このやり方は早い段階でリターンを得られる半面、時間が経つと元の木阿弥になってしまいがちです。結局、症状への対処だけで根本的な原因の治療にはなっていないからです。これに対し、ITCは自分自身の中にある、阻害行動を引き起こす根本的な原因を合理的に突き詰め、明らかにしていきます。
成人発達理論の研究を進めていく中で、ハーバード大学以外でITCの実践の場を求めたときに出会ったのがエゴンゼンダーでした。エゴンゼンダーは、まず自社でITCを実践し、効果を確認したうえでクライアント企業に提案しています。

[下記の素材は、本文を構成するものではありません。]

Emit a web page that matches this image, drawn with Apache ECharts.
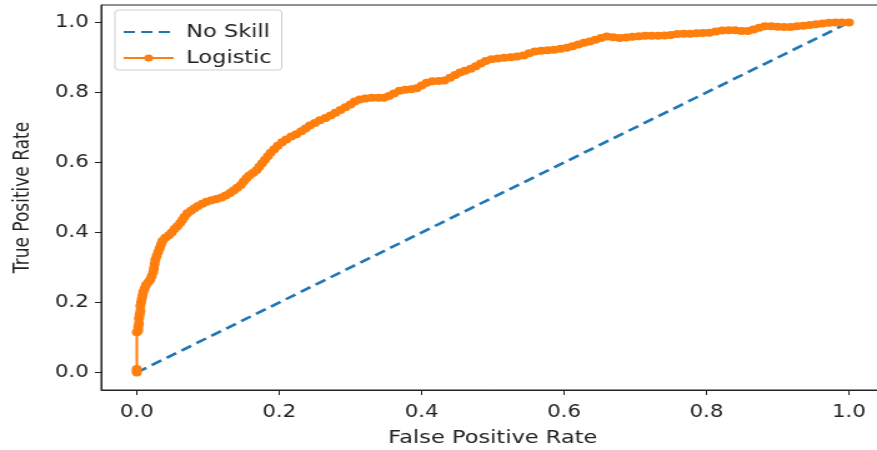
<!DOCTYPE html>
<html>
<head>
<meta charset="utf-8">
<script src="https://cdn.jsdelivr.net/npm/echarts@6/dist/echarts.min.js"></script>
<style>
  html, body { margin: 0; padding: 0; background: #fff; overflow: hidden; }
  #wrap { width: 877px; height: 450px; overflow: hidden; }
  #chart { width: 702px; height: 450px; transform: scaleX(1.2493); transform-origin: 0 0; }
</style>
</head>
<body>
<div id="wrap"><div id="chart"></div></div>
<script>
// Axis tick positions
const xTicks = [0, 0.2, 0.4, 0.6, 0.8, 1.0];
const yTicks = [0, 0.2, 0.4, 0.6, 0.8, 1.0];

// Reference line: a classifier with no skill
const noSkillFpr = [0, 1];
const noSkillTpr = [0, 1];

// ROC curve of the logistic regression model
const logisticFpr = [
  0, 0, 0, 0, 0.002, 0.002, 0.003, 0.003, 0.004, 0.005, 0.005, 0.006, 0.007, 0.008, 0.009,
  0.011, 0.013, 0.016, 0.019, 0.021, 0.023, 0.024, 0.025, 0.026, 0.028, 0.030, 0.032, 0.034,
  0.036, 0.040, 0.045, 0.049, 0.053, 0.057, 0.061, 0.064, 0.067, 0.071, 0.076, 0.081, 0.086,
  0.092, 0.098, 0.105, 0.112, 0.119, 0.125, 0.131, 0.136, 0.141, 0.146, 0.150, 0.154, 0.158,
  0.163, 0.168, 0.172, 0.176, 0.180, 0.184, 0.188, 0.193, 0.198, 0.204, 0.210, 0.217, 0.224,
  0.231, 0.237, 0.243, 0.250, 0.257, 0.265, 0.272, 0.279, 0.286, 0.293, 0.300, 0.306, 0.313,
  0.321, 0.330, 0.339, 0.347, 0.354, 0.361, 0.369, 0.377, 0.385, 0.393, 0.400, 0.407, 0.415,
  0.424, 0.432, 0.440, 0.447, 0.454, 0.461, 0.469, 0.476, 0.483, 0.490, 0.498, 0.507, 0.516,
  0.525, 0.534, 0.543, 0.551, 0.559, 0.568, 0.577, 0.586, 0.595, 0.604, 0.612, 0.620, 0.628,
  0.636, 0.644, 0.652, 0.660, 0.669, 0.678, 0.687, 0.696, 0.705, 0.714, 0.723, 0.732, 0.741,
  0.750, 0.759, 0.768, 0.777, 0.786, 0.795, 0.804, 0.813, 0.822, 0.831, 0.840, 0.849, 0.858,
  0.866, 0.874, 0.882, 0.891, 0.900, 0.909, 0.918, 0.927, 0.936, 0.945, 0.954, 0.963, 0.972,
  0.981, 0.990, 1.0
];
const logisticTpr = [
  0, 0.005, 0.01, 0.115, 0.12, 0.13, 0.14, 0.155, 0.165, 0.175, 0.19, 0.2, 0.21, 0.22, 0.23,
  0.24, 0.25, 0.258, 0.266, 0.276, 0.287, 0.298, 0.31, 0.322, 0.333, 0.344, 0.355, 0.366,
  0.376, 0.385, 0.392, 0.4, 0.41, 0.418, 0.427, 0.436, 0.445, 0.455, 0.462, 0.469, 0.476,
  0.482, 0.488, 0.492, 0.496, 0.5, 0.506, 0.513, 0.52, 0.528, 0.536, 0.546, 0.555, 0.563,
  0.57, 0.578, 0.588, 0.598, 0.608, 0.618, 0.628, 0.638, 0.648, 0.658, 0.666, 0.674, 0.681,
  0.689, 0.697, 0.706, 0.713, 0.721, 0.727, 0.734, 0.742, 0.75, 0.758, 0.766, 0.774, 0.78,
  0.783, 0.785, 0.785, 0.785, 0.79, 0.797, 0.805, 0.808, 0.809, 0.812, 0.82, 0.828, 0.832,
  0.833, 0.834, 0.842, 0.85, 0.857, 0.862, 0.868, 0.875, 0.883, 0.89, 0.895, 0.897, 0.899,
  0.901, 0.903, 0.906, 0.912, 0.917, 0.919, 0.921, 0.922, 0.925, 0.928, 0.932, 0.937, 0.942,
  0.946, 0.951, 0.956, 0.96, 0.958, 0.956, 0.957, 0.959, 0.961, 0.962, 0.962, 0.962, 0.963,
  0.964, 0.967, 0.968, 0.968, 0.969, 0.97, 0.971, 0.974, 0.977, 0.978, 0.978, 0.976, 0.976,
  0.98, 0.985, 0.989, 0.989, 0.988, 0.987, 0.987, 0.989, 0.991, 0.993, 0.995, 0.997, 0.999,
  1.0, 1.0, 1.0
];

const BLUE = '#1f77b4';
const ORANGE = '#ff7f0e';
const TEXT = '#222';
const FONT = '"DejaVu Sans", sans-serif';

const pairs = (xs, ys) => xs.map((x, i) => [x, ys[i]]);

const axisCommon = {
  type: 'value',
  min: -0.05,
  max: 1.05,
  splitLine: { show: false },
  axisLine: { show: true, onZero: false, lineStyle: { color: '#222', width: 1 } },
  axisTick: { show: true, inside: false, length: 5, lineStyle: { color: '#222', width: 1 } },
  nameLocation: 'middle',
  nameTextStyle: { color: TEXT, fontFamily: FONT, fontSize: 18 }
};

const chart = echarts.init(document.getElementById('chart'), null, { renderer: 'canvas' });
chart.setOption({
  animation: false,
  backgroundColor: '#fff',
  grid: {
    left: 81, top: 5, width: 627, height: 385,
    outerBoundsMode: 'none',
    containLabel: false,
    show: true, borderColor: '#222', borderWidth: 1, backgroundColor: 'transparent'
  },
  xAxis: Object.assign({}, axisCommon, {
    name: 'False Positive Rate',
    nameGap: 39,
    axisTick: Object.assign({}, axisCommon.axisTick, { customValues: xTicks }),
    axisLabel: {
      customValues: xTicks, margin: 14, color: TEXT, fontFamily: FONT, fontSize: 17,
      formatter: v => v.toFixed(1)
    }
  }),
  yAxis: Object.assign({}, axisCommon, {
    name: 'True Positive Rate',
    nameGap: 54,
    nameTextStyle: { color: TEXT, fontFamily: FONT, fontSize: 17 },
    axisTick: Object.assign({}, axisCommon.axisTick, { customValues: yTicks }),
    axisLabel: {
      customValues: yTicks, margin: 10, color: TEXT, fontFamily: FONT, fontSize: 17,
      formatter: v => v.toFixed(1)
    }
  }),
  legend: {
    orient: 'vertical',
    left: 92, top: 10,
    padding: [13, 8, 3, 6],
    itemWidth: 40, itemHeight: 9, itemGap: 8,
    backgroundColor: 'rgba(255,255,255,0.8)',
    borderColor: '#d0d0d0', borderWidth: 1, borderRadius: 3,
    textStyle: { color: TEXT, fontFamily: FONT, fontSize: 18, padding: [0, 0, 0, 5] },
    data: [
      { name: 'No Skill', itemStyle: { color: 'rgba(0,0,0,0)', borderWidth: 0, opacity: 0 } },
      { name: 'Logistic' }
    ]
  },
  series: [
    {
      name: 'No Skill',
      type: 'line',
      data: pairs(noSkillFpr, noSkillTpr),
      symbol: 'none',
      lineStyle: { color: BLUE, width: 2.6, type: [9, 5] },
      itemStyle: { color: BLUE },
      z: 2
    },
    {
      name: 'Logistic',
      type: 'line',
      data: pairs(logisticFpr, logisticTpr),
      symbol: 'circle',
      symbolSize: 8,
      showAllSymbol: true,
      lineStyle: { color: ORANGE, width: 2 },
      itemStyle: { color: ORANGE },
      z: 3
    }
  ]
});
</script>
</body>
</html>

なかでも、ITCを通して東京オフィスが遂げた変化は目覚ましく、私が初めて丸山さんに出会った6年前から大きな変化を遂げていると実感しています。丸山さんは日本で一番最初にITCのコーチング資格を取得しましたね。
丸山 私自身、ITCの効果を実感し、企業のリーダーにぜひ体験してほしい、と強く感じたのです。以前私は他者に厳しいフィードバックをすることが苦手でした。フィードバックに必要な知識やスキルは身に付けていたにもかかわらず、です。
最初は「相手に嫌われたくない気持ち」が原因だと思っていましたが、ITCを用いて深掘りしていくと、実はそうではなく、幼少期の体験に基づく「相手がフィードバックを受け入れなかったとき、自分の感情が乱れて制御できなくなることへの恐れ」が根本的な原因だとわかりました。これに気づけたことで、「本当に、厳しいフィードバックをすると感情を制御できなくなるのか」という疑問を持てるようになりました。
親しい知人を相手に安全な環境下で実験し、実際に感情を制御できた小さな成功体験を積み重ねて自信を得、今はフィードバックを苦と思わなくなりました。 現在私は日本の代表と、グローバルの人事担当役員の役目を頂いていますが、これらの職務において他者に適切にフィードバックする力は非常に役立っています。
自己変革を、組織変革につなげるには?
――人が変わりたいと思ってもなかなか変われない根本的な原因とはなんでしょうか。
キーガン それは、恐れです。この恐れこそが変革を阻む免疫機能(Immunity)なのです。例えば「権限移譲をしたいし、そのテクニックもわかっている。でもできない」という人には、何らかの恐れが根底にあります。例えば権限移譲した部下が失敗したら自分の責任になってしまう、あるいは部下が成果を出して自分が必要とされなくなったら困る――。
ITCのアプローチは、まずこの恐れを生む前提となる固定観念を洗い出します。そのうえで、本当にその固定観念が妥当なのか、安全な環境で実験し、検証してみます。実験の結果、その固定観念が実は妥当ではないとわかると、人は恐れから解き放たれるのです。